Exercise goal :: All of the data should be output character for character, except the pictures.

Data excerpt ::
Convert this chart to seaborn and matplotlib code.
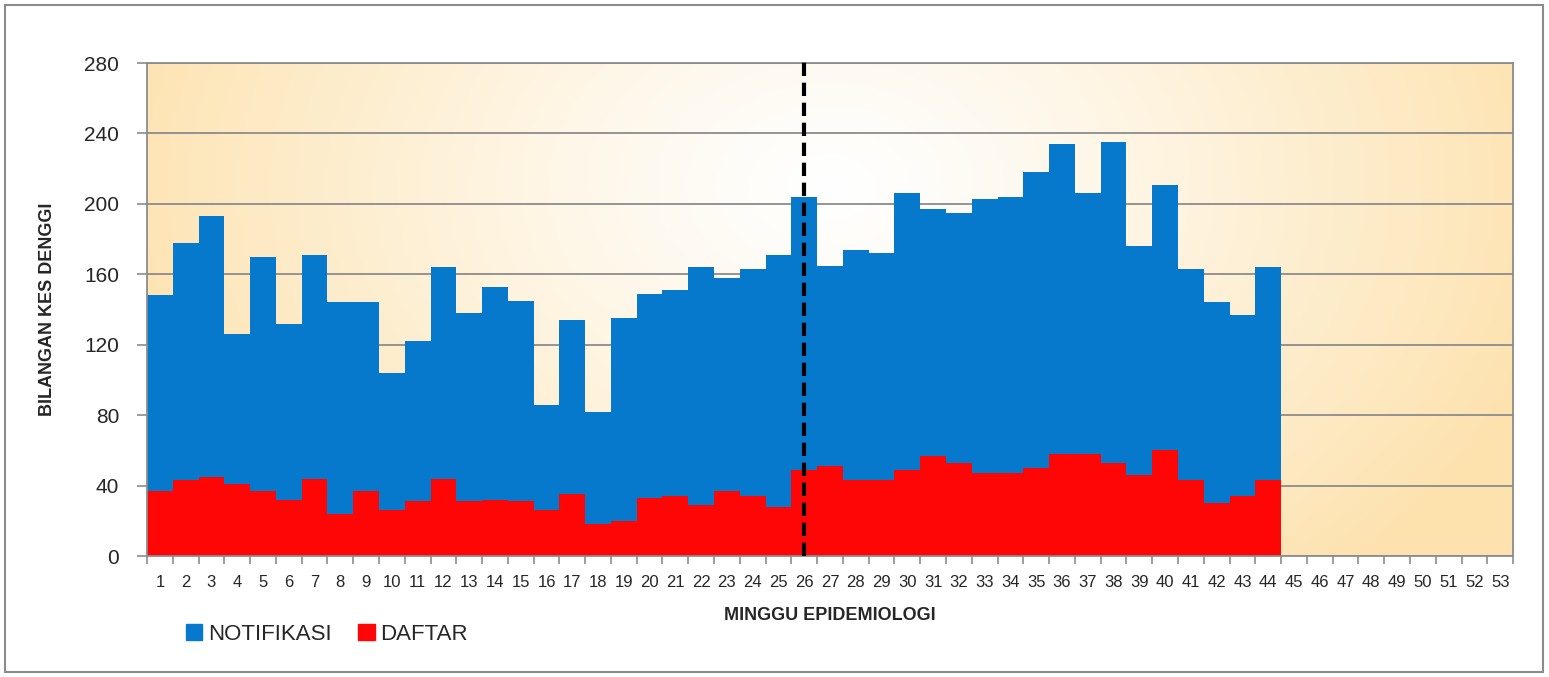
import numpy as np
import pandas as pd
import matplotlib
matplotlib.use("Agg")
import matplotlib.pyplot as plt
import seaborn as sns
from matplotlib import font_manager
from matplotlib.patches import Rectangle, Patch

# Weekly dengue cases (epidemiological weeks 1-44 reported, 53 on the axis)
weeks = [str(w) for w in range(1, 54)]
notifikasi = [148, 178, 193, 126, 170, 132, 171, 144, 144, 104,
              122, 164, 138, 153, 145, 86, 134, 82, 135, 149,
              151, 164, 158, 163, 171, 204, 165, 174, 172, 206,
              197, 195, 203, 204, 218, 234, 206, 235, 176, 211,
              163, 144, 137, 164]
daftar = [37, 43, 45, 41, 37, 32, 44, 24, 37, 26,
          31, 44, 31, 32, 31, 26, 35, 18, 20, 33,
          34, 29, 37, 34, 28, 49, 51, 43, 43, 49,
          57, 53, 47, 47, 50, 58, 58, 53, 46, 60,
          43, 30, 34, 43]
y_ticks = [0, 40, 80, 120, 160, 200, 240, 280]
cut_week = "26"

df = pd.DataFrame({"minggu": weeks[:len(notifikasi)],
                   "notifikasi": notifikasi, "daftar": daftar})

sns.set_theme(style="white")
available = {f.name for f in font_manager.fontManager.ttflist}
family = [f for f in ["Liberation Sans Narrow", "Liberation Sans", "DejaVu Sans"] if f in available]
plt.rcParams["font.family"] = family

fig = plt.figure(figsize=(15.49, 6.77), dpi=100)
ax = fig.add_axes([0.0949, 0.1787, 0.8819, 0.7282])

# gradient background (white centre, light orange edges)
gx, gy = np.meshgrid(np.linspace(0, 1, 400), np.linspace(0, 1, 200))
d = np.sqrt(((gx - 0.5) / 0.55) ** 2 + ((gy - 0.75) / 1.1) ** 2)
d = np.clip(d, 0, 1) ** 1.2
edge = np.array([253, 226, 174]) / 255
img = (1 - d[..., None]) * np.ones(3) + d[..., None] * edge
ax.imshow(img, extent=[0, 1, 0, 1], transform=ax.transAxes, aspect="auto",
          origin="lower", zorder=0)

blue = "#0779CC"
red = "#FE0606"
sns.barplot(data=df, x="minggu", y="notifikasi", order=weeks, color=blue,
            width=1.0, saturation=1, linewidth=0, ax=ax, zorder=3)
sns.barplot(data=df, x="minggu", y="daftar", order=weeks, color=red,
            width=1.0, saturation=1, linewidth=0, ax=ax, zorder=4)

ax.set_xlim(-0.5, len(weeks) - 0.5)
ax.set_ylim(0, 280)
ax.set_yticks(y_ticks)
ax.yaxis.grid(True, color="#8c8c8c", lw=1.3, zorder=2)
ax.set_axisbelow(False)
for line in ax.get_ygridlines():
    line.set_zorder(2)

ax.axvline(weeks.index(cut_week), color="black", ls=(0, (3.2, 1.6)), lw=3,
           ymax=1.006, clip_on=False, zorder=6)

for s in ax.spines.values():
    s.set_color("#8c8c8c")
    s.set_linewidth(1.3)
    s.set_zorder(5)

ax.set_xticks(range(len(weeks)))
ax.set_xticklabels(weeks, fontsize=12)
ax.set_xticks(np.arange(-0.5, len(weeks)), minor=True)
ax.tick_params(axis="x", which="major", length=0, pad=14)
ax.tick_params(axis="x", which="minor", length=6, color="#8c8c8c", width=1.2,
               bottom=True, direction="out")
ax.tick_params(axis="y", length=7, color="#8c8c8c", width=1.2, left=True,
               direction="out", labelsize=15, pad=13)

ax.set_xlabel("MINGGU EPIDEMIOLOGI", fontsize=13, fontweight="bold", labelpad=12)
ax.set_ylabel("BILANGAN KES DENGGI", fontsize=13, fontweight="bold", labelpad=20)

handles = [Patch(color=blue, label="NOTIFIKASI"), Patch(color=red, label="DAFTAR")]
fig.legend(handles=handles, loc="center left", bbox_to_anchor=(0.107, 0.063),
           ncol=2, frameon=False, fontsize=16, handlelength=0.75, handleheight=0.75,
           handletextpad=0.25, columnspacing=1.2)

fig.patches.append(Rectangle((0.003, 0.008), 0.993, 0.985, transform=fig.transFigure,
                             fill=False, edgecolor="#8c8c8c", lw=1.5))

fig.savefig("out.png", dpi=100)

Result of the exercise ::
Convert this chart to seaborn and matplotlib code.
import numpy as np
import pandas as pd
import matplotlib
matplotlib.use("Agg")
import matplotlib.pyplot as plt
import seaborn as sns
from matplotlib import font_manager
from matplotlib.patches import Rectangle, Patch

# Weekly dengue cases (epidemiological weeks 1-44 reported, 53 on the axis)
weeks = [str(w) for w in range(1, 54)]
notifikasi = [148, 178, 193, 126, 170, 132, 171, 144, 144, 104,
              122, 164, 138, 153, 145, 86, 134, 82, 135, 149,
              151, 164, 158, 163, 171, 204, 165, 174, 172, 206,
              197, 195, 203, 204, 218, 234, 206, 235, 176, 211,
              163, 144, 137, 164]
daftar = [37, 43, 45, 41, 37, 32, 44, 24, 37, 26,
          31, 44, 31, 32, 31, 26, 35, 18, 20, 33,
          34, 29, 37, 34, 28, 49, 51, 43, 43, 49,
          57, 53, 47, 47, 50, 58, 58, 53, 46, 60,
          43, 30, 34, 43]
y_ticks = [0, 40, 80, 120, 160, 200, 240, 280]
cut_week = "26"

df = pd.DataFrame({"minggu": weeks[:len(notifikasi)],
                   "notifikasi": notifikasi, "daftar": daftar})

sns.set_theme(style="white")
available = {f.name for f in font_manager.fontManager.ttflist}
family = [f for f in ["Liberation Sans Narrow", "Liberation Sans", "DejaVu Sans"] if f in available]
plt.rcParams["font.family"] = family

fig = plt.figure(figsize=(15.49, 6.77), dpi=100)
ax = fig.add_axes([0.0949, 0.1787, 0.8819, 0.7282])

# gradient background (white centre, light orange edges)
gx, gy = np.meshgrid(np.linspace(0, 1, 400), np.linspace(0, 1, 200))
d = np.sqrt(((gx - 0.5) / 0.55) ** 2 + ((gy - 0.75) / 1.1) ** 2)
d = np.clip(d, 0, 1) ** 1.2
edge = np.array([253, 226, 174]) / 255
img = (1 - d[..., None]) * np.ones(3) + d[..., None] * edge
ax.imshow(img, extent=[0, 1, 0, 1], transform=ax.transAxes, aspect="auto",
          origin="lower", zorder=0)

blue = "#0779CC"
red = "#FE0606"
sns.barplot(data=df, x="minggu", y="notifikasi", order=weeks, color=blue,
            width=1.0, saturation=1, linewidth=0, ax=ax, zorder=3)
sns.barplot(data=df, x="minggu", y="daftar", order=weeks, color=red,
            width=1.0, saturation=1, linewidth=0, ax=ax, zorder=4)

ax.set_xlim(-0.5, len(weeks) - 0.5)
ax.set_ylim(0, 280)
ax.set_yticks(y_ticks)
ax.yaxis.grid(True, color="#8c8c8c", lw=1.3, zorder=2)
ax.set_axisbelow(False)
for line in ax.get_ygridlines():
    line.set_zorder(2)

ax.axvline(weeks.index(cut_week), color="black", ls=(0, (3.2, 1.6)), lw=3,
           ymax=1.006, clip_on=False, zorder=6)

for s in ax.spines.values():
    s.set_color("#8c8c8c")
    s.set_linewidth(1.3)
    s.set_zorder(5)

ax.set_xticks(range(len(weeks)))
ax.set_xticklabels(weeks, fontsize=12)
ax.set_xticks(np.arange(-0.5, len(weeks)), minor=True)
ax.tick_params(axis="x", which="major", length=0, pad=14)
ax.tick_params(axis="x", which="minor", length=6, color="#8c8c8c", width=1.2,
               bottom=True, direction="out")
ax.tick_params(axis="y", length=7, color="#8c8c8c", width=1.2, left=True,
               direction="out", labelsize=15, pad=13)

ax.set_xlabel("MINGGU EPIDEMIOLOGI", fontsize=13, fontweight="bold", labelpad=12)
ax.set_ylabel("BILANGAN KES DENGGI", fontsize=13, fontweight="bold", labelpad=20)

handles = [Patch(color=blue, label="NOTIFIKASI"), Patch(color=red, label="DAFTAR")]
fig.legend(handles=handles, loc="center left", bbox_to_anchor=(0.107, 0.063),
           ncol=2, frameon=False, fontsize=16, handlelength=0.75, handleheight=0.75,
           handletextpad=0.25, columnspacing=1.2)

fig.patches.append(Rectangle((0.003, 0.008), 0.993, 0.985, transform=fig.transFigure,
                             fill=False, edgecolor="#8c8c8c", lw=1.5))

fig.savefig("out.png", dpi=100)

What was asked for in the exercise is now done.